Lauding Peak’s RC capabilities, Bresler said that much of the hard work of starting up a regional market is already complete based on Peak’s West-wide model and the processes and mechanisms in place to support reliability.
“Really, the smaller part is layering [the market] on top of those reliable grid operations,” he said.
PJM’s “Day 1” market offering would consist of a day-ahead and real-time market.
“Some options that could be included as well, should participants want it, we could operate ancillary services. We could also add [financial transmission rights], but that’s not a requirement for Day 1,” Bresler said.
Based on feedback from potential participants, Bresler said Day 1 won’t include a resource adequacy construct or capacity market; consolidation of transmission tariffs; provision of transmission service; and regional or sub-regional transmission planning.

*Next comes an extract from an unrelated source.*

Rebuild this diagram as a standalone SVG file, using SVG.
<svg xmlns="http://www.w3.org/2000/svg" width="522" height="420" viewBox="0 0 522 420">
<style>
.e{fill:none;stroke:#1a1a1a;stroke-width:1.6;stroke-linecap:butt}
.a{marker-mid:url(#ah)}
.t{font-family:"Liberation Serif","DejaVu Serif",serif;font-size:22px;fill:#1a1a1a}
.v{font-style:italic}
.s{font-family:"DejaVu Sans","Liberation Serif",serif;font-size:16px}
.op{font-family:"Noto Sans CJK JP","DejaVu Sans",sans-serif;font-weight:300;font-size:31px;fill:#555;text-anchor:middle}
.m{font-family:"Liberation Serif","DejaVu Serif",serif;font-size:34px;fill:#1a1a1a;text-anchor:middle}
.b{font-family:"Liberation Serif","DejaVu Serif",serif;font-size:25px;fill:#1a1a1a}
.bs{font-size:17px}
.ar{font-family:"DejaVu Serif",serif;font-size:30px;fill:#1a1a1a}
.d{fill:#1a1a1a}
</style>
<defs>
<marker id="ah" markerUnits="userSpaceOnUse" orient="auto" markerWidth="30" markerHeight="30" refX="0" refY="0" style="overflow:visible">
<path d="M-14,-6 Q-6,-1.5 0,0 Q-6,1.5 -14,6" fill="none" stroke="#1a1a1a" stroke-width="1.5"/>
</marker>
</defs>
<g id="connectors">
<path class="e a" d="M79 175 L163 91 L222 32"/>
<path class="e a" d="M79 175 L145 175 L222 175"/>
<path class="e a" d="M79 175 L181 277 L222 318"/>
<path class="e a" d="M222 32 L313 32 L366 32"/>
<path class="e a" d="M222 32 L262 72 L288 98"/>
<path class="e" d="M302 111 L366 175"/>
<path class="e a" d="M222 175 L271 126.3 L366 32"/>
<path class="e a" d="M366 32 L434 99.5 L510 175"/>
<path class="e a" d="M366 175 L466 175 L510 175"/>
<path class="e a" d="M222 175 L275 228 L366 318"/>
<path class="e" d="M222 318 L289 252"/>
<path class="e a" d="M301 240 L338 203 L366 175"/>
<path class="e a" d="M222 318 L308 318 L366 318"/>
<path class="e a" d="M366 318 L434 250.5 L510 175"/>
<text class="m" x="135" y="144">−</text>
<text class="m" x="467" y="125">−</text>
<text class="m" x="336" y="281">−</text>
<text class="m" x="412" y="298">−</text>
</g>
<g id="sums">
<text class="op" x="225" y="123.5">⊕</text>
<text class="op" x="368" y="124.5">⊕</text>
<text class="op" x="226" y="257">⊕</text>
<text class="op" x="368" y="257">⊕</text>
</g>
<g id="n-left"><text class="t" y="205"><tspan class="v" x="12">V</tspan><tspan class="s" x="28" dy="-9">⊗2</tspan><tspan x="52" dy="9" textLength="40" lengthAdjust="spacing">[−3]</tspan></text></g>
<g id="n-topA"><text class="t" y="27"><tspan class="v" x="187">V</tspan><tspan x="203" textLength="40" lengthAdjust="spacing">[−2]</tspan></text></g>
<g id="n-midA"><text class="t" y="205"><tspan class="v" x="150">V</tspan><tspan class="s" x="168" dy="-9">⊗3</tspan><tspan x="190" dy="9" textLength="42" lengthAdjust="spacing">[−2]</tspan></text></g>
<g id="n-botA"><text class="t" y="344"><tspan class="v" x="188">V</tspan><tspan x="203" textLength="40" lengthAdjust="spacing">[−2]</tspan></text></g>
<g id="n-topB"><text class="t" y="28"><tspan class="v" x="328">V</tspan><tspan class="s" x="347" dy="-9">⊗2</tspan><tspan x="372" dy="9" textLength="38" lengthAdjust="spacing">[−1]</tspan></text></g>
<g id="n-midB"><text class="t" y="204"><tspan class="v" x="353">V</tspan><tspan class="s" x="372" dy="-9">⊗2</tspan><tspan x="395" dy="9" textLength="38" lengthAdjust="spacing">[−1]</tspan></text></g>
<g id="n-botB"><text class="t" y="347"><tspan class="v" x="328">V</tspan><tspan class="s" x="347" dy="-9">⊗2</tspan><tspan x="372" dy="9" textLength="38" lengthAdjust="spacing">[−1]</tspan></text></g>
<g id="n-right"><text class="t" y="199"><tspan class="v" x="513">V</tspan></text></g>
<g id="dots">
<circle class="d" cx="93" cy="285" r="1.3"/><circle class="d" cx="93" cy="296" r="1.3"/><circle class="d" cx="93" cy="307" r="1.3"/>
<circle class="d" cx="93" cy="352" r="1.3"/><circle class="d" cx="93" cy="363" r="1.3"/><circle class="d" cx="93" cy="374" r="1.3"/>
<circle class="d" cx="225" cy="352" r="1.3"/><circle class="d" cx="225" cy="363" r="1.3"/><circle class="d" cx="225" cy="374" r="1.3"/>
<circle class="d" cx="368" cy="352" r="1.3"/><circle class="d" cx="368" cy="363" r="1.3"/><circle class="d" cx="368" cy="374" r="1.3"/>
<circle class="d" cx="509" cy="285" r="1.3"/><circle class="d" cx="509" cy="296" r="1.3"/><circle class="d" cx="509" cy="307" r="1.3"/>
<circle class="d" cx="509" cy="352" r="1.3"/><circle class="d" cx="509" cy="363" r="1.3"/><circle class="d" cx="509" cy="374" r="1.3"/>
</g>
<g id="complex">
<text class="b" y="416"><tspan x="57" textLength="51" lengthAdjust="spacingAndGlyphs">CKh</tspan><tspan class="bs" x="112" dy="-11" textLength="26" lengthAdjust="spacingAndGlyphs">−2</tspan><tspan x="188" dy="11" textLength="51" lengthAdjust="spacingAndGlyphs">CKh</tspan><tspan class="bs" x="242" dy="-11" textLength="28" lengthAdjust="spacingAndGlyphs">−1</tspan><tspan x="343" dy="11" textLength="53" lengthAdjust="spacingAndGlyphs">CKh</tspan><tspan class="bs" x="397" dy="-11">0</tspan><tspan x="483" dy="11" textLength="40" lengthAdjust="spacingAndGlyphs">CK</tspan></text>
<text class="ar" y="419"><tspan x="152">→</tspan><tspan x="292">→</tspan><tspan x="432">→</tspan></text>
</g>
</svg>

On one key issue, Bresler sought to score points from commissioners overseeing utilities already participating in the Western EIM.

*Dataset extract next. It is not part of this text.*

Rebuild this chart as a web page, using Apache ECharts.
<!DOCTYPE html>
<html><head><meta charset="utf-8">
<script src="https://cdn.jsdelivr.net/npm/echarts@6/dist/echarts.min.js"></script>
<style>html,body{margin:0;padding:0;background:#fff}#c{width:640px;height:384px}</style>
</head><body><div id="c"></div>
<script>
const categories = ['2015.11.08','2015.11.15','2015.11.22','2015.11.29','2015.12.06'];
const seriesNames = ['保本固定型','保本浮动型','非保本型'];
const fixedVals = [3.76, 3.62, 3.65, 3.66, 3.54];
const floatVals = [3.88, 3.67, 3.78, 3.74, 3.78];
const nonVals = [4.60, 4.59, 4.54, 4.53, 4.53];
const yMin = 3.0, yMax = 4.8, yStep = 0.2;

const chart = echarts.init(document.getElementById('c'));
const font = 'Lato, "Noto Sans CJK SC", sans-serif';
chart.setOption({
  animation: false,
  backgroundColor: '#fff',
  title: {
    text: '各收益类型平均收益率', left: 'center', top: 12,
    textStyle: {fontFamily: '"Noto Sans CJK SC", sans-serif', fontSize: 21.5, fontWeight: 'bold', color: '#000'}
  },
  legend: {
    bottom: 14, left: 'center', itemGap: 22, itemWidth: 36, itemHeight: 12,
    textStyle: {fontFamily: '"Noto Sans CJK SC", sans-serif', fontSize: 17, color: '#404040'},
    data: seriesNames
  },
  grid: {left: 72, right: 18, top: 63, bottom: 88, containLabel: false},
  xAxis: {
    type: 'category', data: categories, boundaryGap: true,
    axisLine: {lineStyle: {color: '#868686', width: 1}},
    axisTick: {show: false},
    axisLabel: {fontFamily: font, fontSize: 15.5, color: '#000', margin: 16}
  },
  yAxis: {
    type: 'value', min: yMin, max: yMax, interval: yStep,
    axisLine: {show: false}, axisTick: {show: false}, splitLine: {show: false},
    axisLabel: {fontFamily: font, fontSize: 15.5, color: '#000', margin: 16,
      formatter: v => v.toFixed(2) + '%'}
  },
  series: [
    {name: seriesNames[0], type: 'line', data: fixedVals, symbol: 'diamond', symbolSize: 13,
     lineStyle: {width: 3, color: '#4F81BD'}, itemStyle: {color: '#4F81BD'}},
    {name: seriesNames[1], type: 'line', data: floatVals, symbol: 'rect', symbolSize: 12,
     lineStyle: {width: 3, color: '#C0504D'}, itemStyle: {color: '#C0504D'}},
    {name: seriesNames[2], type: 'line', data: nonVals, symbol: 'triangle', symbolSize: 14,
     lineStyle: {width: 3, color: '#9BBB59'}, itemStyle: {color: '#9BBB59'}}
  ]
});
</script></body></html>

“I don’t think of the establishment of the market as being exclusive of participation in the EIM,” he said.
Bresler noted that Peak and PJM had envisioned getting a “critical mass” of commitments from market participants by May or June, but they have extended that timeline to determine a “go or no go” decision on the market by the fall.
Kavulla asked Bresler when Peak/PJM anticipated releasing its full business plan for public review.
“We don’t really have any plan to do that. If members do decide to take the next step, we would take the decision with the members to do that,” Bresler said.
Bresler wrapped up his moment in the spotlight by echoing Berberich’s conclusion: “If utilities in the West want a full market … there’s not a better time to do it than now.”